Maybe he was right. But I’m not living a post-PC existence yet, and I doubt I will be anytime soon. The biggest reason: Mobile apps have become increasingly powerful, yet they almost always lack basic functionality that’s available in desktop software.
I recently reviewed three iOS apps—LinkedIn, Klout for iPhone, and Spotify—that all lack key features found in their desktop Web or software counterparts. With LinkedIn’s iPad app, you can’t edit your profile, for example. The Klout for iPhone app doesn’t let you create lists of social media accounts to follow, claim perks, or add social networks to your profile. Spotify’s iOS app doesn’t support its ecosystem of apps and you can’t drag and drop songs into playlists.
More importantly, I’ve yet to use a mobile app that gives me all the functionality of Microsoft Office desktop software, such as Word’s Track Changes feature, which is essential to my work.
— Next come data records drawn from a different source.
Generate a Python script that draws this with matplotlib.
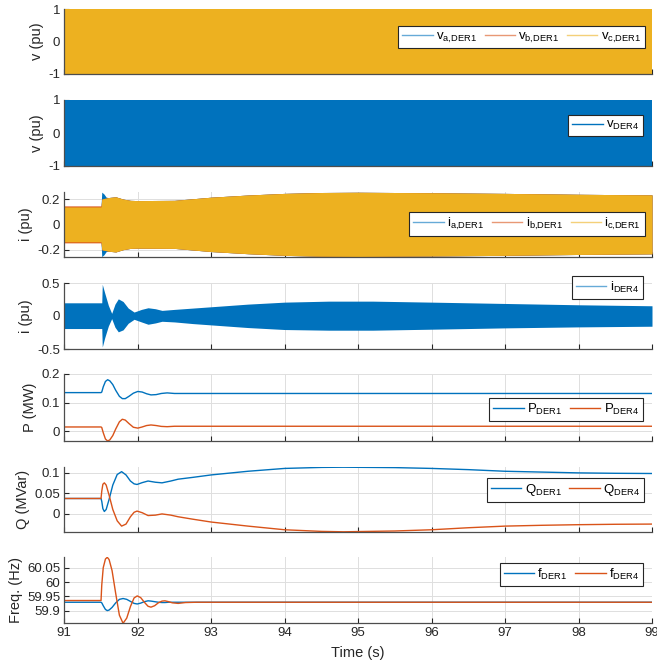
import matplotlib
matplotlib.use('Agg')
import matplotlib.pyplot as plt
from matplotlib.lines import Line2D

plt.rcParams['font.family'] = ['Liberation Sans', 'DejaVu Sans']
plt.rcParams['mathtext.fontset'] = 'custom'
plt.rcParams['mathtext.rm'] = 'Liberation Sans'
plt.rcParams['axes.unicode_minus'] = False

C_BLUE = '#0072BD'
C_RED = '#D95319'
C_YEL = '#EDB120'

# ---------------- data ----------------
# Voltage envelopes (pu)
tV = [91.0, 99.0]
vABC_env = [1.0, 1.0]
vDER4_env = [1.0, 1.0]

# DER1 phase-current envelopes (pu)
tI1 = [91.0, 91.5, 91.51, 91.54, 91.57, 91.6, 91.7, 91.8, 91.9, 92.0, 92.5,
       93.0, 93.5, 94.0, 94.5, 95.0, 96.0, 97.0, 98.0, 99.0]
iA1_env = [0.14, 0.14, 0.255, 0.24, 0.215, 0.212, 0.218, 0.2, 0.19, 0.188, 0.19,
           0.215, 0.232, 0.245, 0.252, 0.254, 0.25, 0.245, 0.238, 0.233]
iB1_env = [0.146, 0.146, 0.2, 0.205, 0.208, 0.212, 0.218, 0.2, 0.19, 0.188, 0.19,
           0.215, 0.232, 0.245, 0.252, 0.254, 0.25, 0.245, 0.238, 0.233]
iC1_env = [0.138, 0.138, 0.2, 0.205, 0.208, 0.212, 0.218, 0.2, 0.19, 0.188, 0.19,
           0.215, 0.232, 0.245, 0.252, 0.254, 0.25, 0.245, 0.238, 0.233]

# DER4 current envelope (pu)
tI4 = [91.0, 91.51, 91.517, 91.55, 91.6, 91.645, 91.69, 91.735, 91.8, 91.87, 91.95,
       92.05, 92.14, 92.24, 92.33, 92.5, 92.75, 93.0, 93.5, 94.0, 94.6, 95.2,
       96.0, 97.0, 98.0, 99.0]
i4_up = [0.2, 0.2, 0.48, 0.35, 0.16, 0.04, 0.18, 0.26, 0.22, 0.12, 0.06,
         0.10, 0.125, 0.11, 0.085, 0.10, 0.12, 0.14, 0.18, 0.21, 0.225, 0.225,
         0.21, 0.19, 0.17, 0.155]
i4_lo = [-0.19, -0.19, -0.47, -0.33, -0.15, -0.04, -0.17, -0.24, -0.21, -0.11, -0.05,
         -0.09, -0.125, -0.105, -0.08, -0.09, -0.115, -0.135, -0.175, -0.205, -0.215, -0.215,
         -0.2, -0.18, -0.165, -0.155]

# Active power (MW)
tP = [91.0, 91.5, 91.51, 91.53, 91.56, 91.59, 91.62, 91.66, 91.70, 91.75, 91.79,
      91.83, 91.88, 91.94, 92.0, 92.06, 92.12, 92.18, 92.25, 92.32, 92.4, 92.5, 99.0]
P_DER1 = [0.135, 0.135, 0.137, 0.155, 0.174, 0.180, 0.176, 0.163, 0.143, 0.122, 0.114,
          0.114, 0.122, 0.133, 0.139, 0.137, 0.131, 0.127, 0.128, 0.132, 0.134, 0.132, 0.132]
P_DER4 = [0.015, 0.015, 0.013, -0.005, -0.027, -0.034, -0.030, -0.015, 0.008, 0.033, 0.042,
          0.039, 0.027, 0.014, 0.011, 0.015, 0.020, 0.022, 0.020, 0.017, 0.016, 0.0175, 0.0175]

# Reactive power (MVar)
tQ = [91.0, 91.5, 91.51, 91.525, 91.545, 91.57, 91.61, 91.66, 91.72, 91.78, 91.84,
      91.9, 91.95, 91.99, 92.06, 92.14, 92.24, 92.33, 92.45, 92.55, 92.75, 93.0,
      93.5, 94.0, 94.5, 94.8, 95.5, 96.0, 96.5, 97.0, 97.5, 98.0, 98.5, 99.0]
Q_DER1 = [0.037, 0.037, 0.030, 0.012, 0.005, 0.010, 0.035, 0.070, 0.096, 0.103, 0.095,
          0.080, 0.073, 0.0715, 0.076, 0.080, 0.077, 0.0755, 0.080, 0.0845, 0.089, 0.095,
          0.104, 0.111, 0.1135, 0.114, 0.113, 0.111, 0.108, 0.104, 0.102, 0.100, 0.099, 0.0985]
Q_DER4 = [0.037, 0.037, 0.055, 0.072, 0.0755, 0.070, 0.045, 0.010, -0.018, -0.031, -0.026,
          -0.008, 0.003, 0.006, 0.002, -0.005, -0.004, -0.001, -0.004, -0.008, -0.014, -0.021,
          -0.031, -0.040, -0.044, -0.045, -0.043, -0.040, -0.035, -0.031, -0.029, -0.0275, -0.0265, -0.026]

# Frequency (Hz)
tF = [91.0, 91.5, 91.51, 91.53, 91.56, 91.585, 91.61, 91.65, 91.70, 91.75, 91.80,
      91.85, 91.90, 91.95, 91.993, 92.04, 92.09, 92.14, 92.18, 92.23, 92.28, 92.33,
      92.37, 92.42, 92.47, 92.55, 92.65, 92.8, 99.0]
F_DER1 = [59.93, 59.93, 59.928, 59.918, 59.905, 59.901, 59.903, 59.912, 59.928, 59.94, 59.943,
          59.94, 59.933, 59.926, 59.924, 59.927, 59.932, 59.935, 59.934, 59.932, 59.93, 59.929,
          59.929, 59.93, 59.93, 59.93, 59.93, 59.93, 59.93]
F_DER4 = [59.936, 59.936, 59.99, 60.05, 60.08, 60.086, 60.078, 60.04, 59.96, 59.885, 59.857,
          59.875, 59.915, 59.945, 59.952, 59.946, 59.93, 59.916, 59.913, 59.918, 59.928, 59.934,
          59.935, 59.932, 59.928, 59.926, 59.929, 59.93, 59.93]

x_ticks = [91, 92, 93, 94, 95, 96, 97, 98, 99]

# ---------------- figure ----------------
fig = plt.figure(figsize=(6.57, 6.65), dpi=100)
W, H = 657.0, 665.0
left_px, right_px = 64.3, 652.0
panels_px = [(9, 74), (100, 166), (192, 257), (283, 349), (374, 441), (467, 532), (557, 623)]
axes = []
for top, bot in panels_px:
    axes.append(fig.add_axes([left_px / W, 1 - bot / H, (right_px - left_px) / W, (bot - top) / H]))


def style(ax, ylim, yticks, ylabels, ylabel, bottom=False):
    ax.set_xlim(91, 99)
    ax.set_xticks(x_ticks)
    ax.set_ylim(*ylim)
    ax.set_yticks(yticks)
    ax.set_yticklabels(ylabels)
    if bottom:
        ax.set_xticklabels([str(v) for v in x_ticks])
        ax.set_xlabel('Time (s)', fontsize=10.5, color='#262626', labelpad=5)
    else:
        ax.set_xticklabels([])
    ax.set_ylabel(ylabel, fontsize=10.5, color='#262626', labelpad=3)
    ax.grid(True, color='#dedede', lw=0.7)
    ax.set_axisbelow(True)
    for s in ('top', 'right'):
        ax.spines[s].set_visible(False)
    for s in ('left', 'bottom'):
        ax.spines[s].set_color('#4d4d4d')
        ax.spines[s].set_linewidth(0.9)
    ax.tick_params(direction='in', length=3.5, width=0.8, colors='#262626',
                   labelsize=9.5, top=False, right=False, pad=3)


def leg(ax, labels, colors, x, y, ncol, alpha=1.0):
    handles = [Line2D([], [], color=c, lw=1.0, alpha=alpha) for c in colors]
    lg = ax.legend(handles, labels, loc='upper right', bbox_to_anchor=(x, y),
                   ncol=ncol, fontsize=9.5, frameon=True, fancybox=False, framealpha=1,
                   edgecolor='#262626', borderaxespad=0, handlelength=2.3,
                   handletextpad=0.25, columnspacing=0.6, borderpad=0.3)
    lg.get_frame().set_linewidth(0.8)
    return lg


def lab(sym, sub):
    return r'$\mathregular{' + sym + '_{' + sub.replace(',', '{,}') + '}}$'


# Panel 1: DER1 phase voltages
ax = axes[0]
ax.fill_between(tV, [-v for v in vABC_env], vABC_env, color=C_BLUE, lw=0)
ax.fill_between(tV, [-v for v in vABC_env], vABC_env, color=C_RED, lw=0)
ax.fill_between(tV, [-v for v in vABC_env], vABC_env, color=C_YEL, lw=0)
style(ax, (-1, 1), [-1, 0, 1], ['-1', '0', '1'], 'v (pu)')
leg(ax, [lab('v', 'a,DER1'), lab('v', 'b,DER1'), lab('v', 'c,DER1')],
    [C_BLUE, C_RED, C_YEL], 0.988, 0.738, 3, alpha=0.6)

# Panel 2: DER4 voltage
ax = axes[1]
ax.fill_between(tV, [-v for v in vDER4_env], vDER4_env, color=C_BLUE, lw=0)
style(ax, (-1, 1), [-1, 0, 1], ['-1', '0', '1'], 'v (pu)')
leg(ax, [lab('v', 'DER4')], [C_BLUE], 0.985, 0.773, 1)

# Panel 3: DER1 phase currents
ax = axes[2]
ax.fill_between(tI1, [-v for v in iA1_env], iA1_env, color=C_BLUE, lw=0)
ax.fill_between(tI1, [-v for v in iB1_env], iB1_env, color=C_RED, lw=0)
ax.fill_between(tI1, [-v for v in iC1_env], iC1_env, color=C_YEL, lw=0)
style(ax, (-0.258, 0.256), [-0.2, 0, 0.2], ['-0.2', '0', '0.2'], 'i (pu)')
leg(ax, [lab('i', 'a,DER1'), lab('i', 'b,DER1'), lab('i', 'c,DER1')],
    [C_BLUE, C_RED, C_YEL], 0.988, 0.692, 3, alpha=0.6)

# Panel 4: DER4 current
ax = axes[3]
ax.fill_between(tI4, i4_lo, i4_up, color=C_BLUE, lw=0)
style(ax, (-0.5, 0.5), [-0.5, 0, 0.5], ['-0.5', '0', '0.5'], 'i (pu)')
leg(ax, [lab('i', 'DER4')], [C_BLUE], 0.985, 1.106, 1, alpha=0.6)

# Panel 5: P
ax = axes[4]
ax.plot(tP, P_DER1, color=C_BLUE, lw=1.0)
ax.plot(tP, P_DER4, color=C_RED, lw=1.0)
style(ax, (-0.034, 0.2), [0, 0.1, 0.2], ['0', '0.1', '0.2'], 'P (MW)')
leg(ax, [lab('P', 'DER1'), lab('P', 'DER4')], [C_BLUE, C_RED], 0.985, 0.642, 2)

# Panel 6: Q
ax = axes[5]
ax.plot(tQ, Q_DER1, color=C_BLUE, lw=1.0)
ax.plot(tQ, Q_DER4, color=C_RED, lw=1.0)
style(ax, (-0.0455, 0.1145), [0, 0.05, 0.1], ['0', '0.05', '0.1'], 'Q (MVar)')
leg(ax, [lab('Q', 'DER1'), lab('Q', 'DER4')], [C_BLUE, C_RED], 0.986, 0.83, 2)

# Panel 7: frequency
ax = axes[6]
ax.plot(tF, F_DER1, color=C_BLUE, lw=1.0)
ax.plot(tF, F_DER4, color=C_RED, lw=1.0)
style(ax, (59.858, 60.087), [59.9, 59.95, 60, 60.05], ['59.9', '59.95', '60', '60.05'],
      'Freq. (Hz)', bottom=True)
leg(ax, [lab('f', 'DER1'), lab('f', 'DER4')], [C_BLUE, C_RED], 0.985, 0.909, 2)

fig.savefig('out.png', dpi=100)
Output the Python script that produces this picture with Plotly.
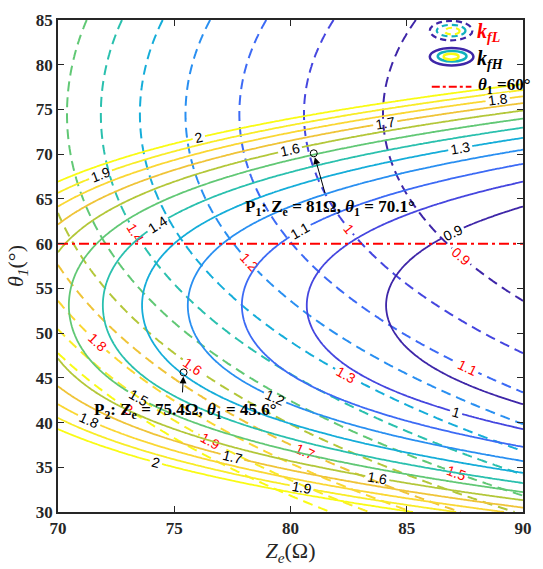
import numpy as np
import plotly.graph_objects as go

# Sweep ranges: even-mode impedance Ze (ohm) and electrical length theta1 (deg)
ze = np.linspace(70, 90, 201)
theta = np.linspace(30, 85, 221)

# Contour levels shared by both frequency ratios
level_start, level_end, level_step = 0.9, 2.0, 0.1

# Ratio model: k = (c0 + c2*d^2 + c4*d^4) / (Ze - Zref), d = theta1 - centre
z_ref = 50.0
kfh_center = 53.1
kfh_coef = [30.7, 0.0341, 7.6e-5]
kfl_center = 74.5
kfl_coef = [30.58, 0.01124, 2.70e-6]

# Design points (Ze, theta1)
p1 = (81.0, 70.1)
p2 = (75.4, 45.6)
theta_ref = 60

x_ticks = [70, 75, 80, 85, 90]
y_ticks = [30, 35, 40, 45, 50, 55, 60, 65, 70, 75, 80, 85]

# parula colour map
parula = [
    [0.000, "rgb(62,38,168)"], [0.125, "rgb(72,82,244)"], [0.250, "rgb(46,135,247)"],
    [0.375, "rgb(18,177,214)"], [0.500, "rgb(55,200,151)"], [0.625, "rgb(171,199,57)"],
    [0.750, "rgb(254,195,56)"], [0.875, "rgb(247,231,46)"], [1.000, "rgb(249,251,20)"],
]

Z, T = np.meshgrid(ze, theta)


def ratio(coef, center):
    d = T - center
    return (coef[0] + coef[1] * d**2 + coef[2] * d**4) / (Z - z_ref)


kfh = ratio(kfh_coef, kfh_center)
kfl = ratio(kfl_coef, kfl_center)

fig = go.Figure()


def contour_trace(z, dash, label_color, width):
    return go.Contour(
        x=ze, y=theta, z=z,
        colorscale=parula, zmin=level_start, zmax=level_end, zauto=False,
        showscale=False, hoverinfo="skip",
        contours=dict(start=level_start, end=level_end + 1e-3, size=level_step,
                      coloring="lines", showlabels=True,
                      labelfont=dict(family="Liberation Sans", size=14, color=label_color)),
        line=dict(width=width, dash=dash, smoothing=1),
    )


fig.add_trace(contour_trace(kfl, "10px,6px", "red", 2))
fig.add_trace(contour_trace(kfh, "solid", "black", 1.8))

# theta1 = 60 deg reference line
fig.add_trace(go.Scatter(x=[ze[0], ze[-1]], y=[theta_ref, theta_ref], mode="lines",
                         line=dict(color="red", width=2, dash="10px,4px,3px,4px"),
                         hoverinfo="skip", showlegend=False))

# design point markers
fig.add_trace(go.Scatter(x=[p1[0], p2[0]], y=[p1[1], p2[1]], mode="markers",
                         marker=dict(symbol="circle-open", size=7, color="black",
                                     line=dict(width=1)),
                         hoverinfo="skip", showlegend=False))

serif = "Liberation Serif"
annotations = [
    dict(x=p1[0], y=p1[1], ax=81.5, ay=65.5, axref="x", ayref="y", xref="x", yref="y",
         text="", showarrow=True, arrowhead=2, arrowsize=1.4, arrowwidth=1,
         arrowcolor="black", standoff=4),
    dict(x=81.7, y=64.0, xref="x", yref="y", showarrow=False,
         text="<b>P<sub>1</sub>: Z<sub>e</sub> = 81Ω, <i>θ</i><sub>1</sub> = 70.1°</b>",
         font=dict(family=serif, size=17, color="black")),
    dict(x=p2[0], y=p2[1], ax=75.35, ay=43.2, axref="x", ayref="y", xref="x", yref="y",
         text="", showarrow=True, arrowhead=2, arrowsize=1.4, arrowwidth=1,
         arrowcolor="black", standoff=4),
    dict(x=75.45, y=41.3, xref="x", yref="y", showarrow=False,
         text="<b>P<sub>2</sub>: Z<sub>e</sub> = 75.4Ω, <i>θ</i><sub>1</sub> = 45.6°</b>",
         font=dict(family=serif, size=17, color="black")),
]

# legend glyphs drawn in paper coordinates
L, R, TOP, BOT = 58.0, 527.0, 11.0, 520.0


def px(x):
    return (x - L) / (R - L)


def py(y):
    return (BOT - y) / (BOT - TOP)


shapes = []
ring_colors = ["rgb(62,38,168)", "rgb(18,177,190)", "rgb(249,251,20)"]
dash_rings = [(433, 12, 476, 32), (440, 16, 469, 28), (448, 19, 463, 26)]
solid_rings = [(433, 40, 477, 58), (441, 43, 470, 54), (447, 46, 462, 52)]
for (x0, y0, x1, y1), c in zip(dash_rings, ring_colors):
    shapes.append(dict(type="circle", xref="paper", yref="paper",
                       x0=px(x0), x1=px(x1), y0=py(y1), y1=py(y0),
                       line=dict(color=c, width=2.2, dash="6px,4px")))
for (x0, y0, x1, y1), c in zip(solid_rings, ring_colors):
    shapes.append(dict(type="circle", xref="paper", yref="paper",
                       x0=px(x0), x1=px(x1), y0=py(y1), y1=py(y0),
                       line=dict(color=c, width=2.5)))
shapes.append(dict(type="line", xref="paper", yref="paper",
                   x0=px(435), x1=px(475), y0=py(80), y1=py(80),
                   line=dict(color="red", width=2, dash="8px,3px,3px,3px")))

annotations += [
    dict(x=px(479), y=py(24), xref="paper", yref="paper", xanchor="left", yanchor="middle",
         showarrow=False, text="<b><i>k</i></b><sub><b><i>fL</i></b></sub>",
         font=dict(family=serif, size=20, color="red")),
    dict(x=px(479), y=py(52), xref="paper", yref="paper", xanchor="left", yanchor="middle",
         showarrow=False, text="<b><i>k</i></b><sub><b><i>fH</i></b></sub>",
         font=dict(family=serif, size=20, color="black")),
    dict(x=px(480), y=py(79), xref="paper", yref="paper", xanchor="left", yanchor="middle",
         showarrow=False, text="<b><i>θ</i><sub>1</sub> =60°</b>",
         font=dict(family=serif, size=17, color="black")),
]

axis_common = dict(showgrid=False, zeroline=False, showline=True, linecolor="#262626",
                   linewidth=1.5, mirror="ticks", ticks="inside", ticklen=6,
                   tickcolor="#262626", tickwidth=1.2,
                   tickfont=dict(family=serif, size=17, color="#262626", weight="bold"))

fig.update_layout(
    width=543, height=569,
    margin=dict(l=58, r=16, t=11, b=49),
    paper_bgcolor="white", plot_bgcolor="white",
    showlegend=False,
    shapes=shapes, annotations=annotations,
    xaxis=dict(range=[70, 90], tickvals=x_ticks,
               title=dict(text="<i>Z</i><sub><i>e</i></sub>(Ω)", standoff=4,
                          font=dict(family=serif, size=22, color="#262626")),
               **axis_common),
    yaxis=dict(range=[30, 85], tickvals=y_ticks,
               title=dict(text="<i>θ</i><sub><i>1</i></sub>(°)", standoff=6,
                          font=dict(family=serif, size=22, color="#262626")),
               **axis_common),
)

fig.write_html("out.html")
Cloud-based apps like OnLive Desktop give you full Office apps on your tablet. But you need an Internet connection to use them. Taking a long plane ride without Wi-Fi? Sorry, you’re out of luck.
Another example is the iOS version of the Safari browser. I can’t quite pull off certain tasks in Apple’s mobile browser that I have no trouble doing on my Mac. One big example: When entering new stories into content management systems, I may be able to accomplish some tasks in mobile Safari, but never all of them.
The upcoming Windows 8 OS might shift things significantly, because it’s optimized for both traditional computers and touchscreen-enabled mobile devices. But to get full use out of a Windows 8 (or any other) tablet, I’d need a physical keyboard. I’m not going to type for more than, say, five minutes on a touchscreen keyboard. It’s uncomfortable and inefficient.
So, to live in the “post PC” era, I need another piece of equipment, an external tablet keyboard, to recharge and keep track of. And that spotlights another problem: Most external keyboards connect to tablets via Bluetooth, which is banned on many flights. I’ve incurred the wrath of a cranky flight attendant before while using a Bluetooth keyboard, and it’s not an experience I’d care to repeat.
A Windows 8 laptop that can also be used as a tablet might be just the ticket. However, we’d no longer be talking about a “post PC” device, because that device would be a PC.
When mobile OS software offers a one-to-one parity with desktop software, and when tablets allow me to do absolutely everything I can do on my computer without having to carry around a keyboard, too, then—and only then—will I be joining the post PC revolution.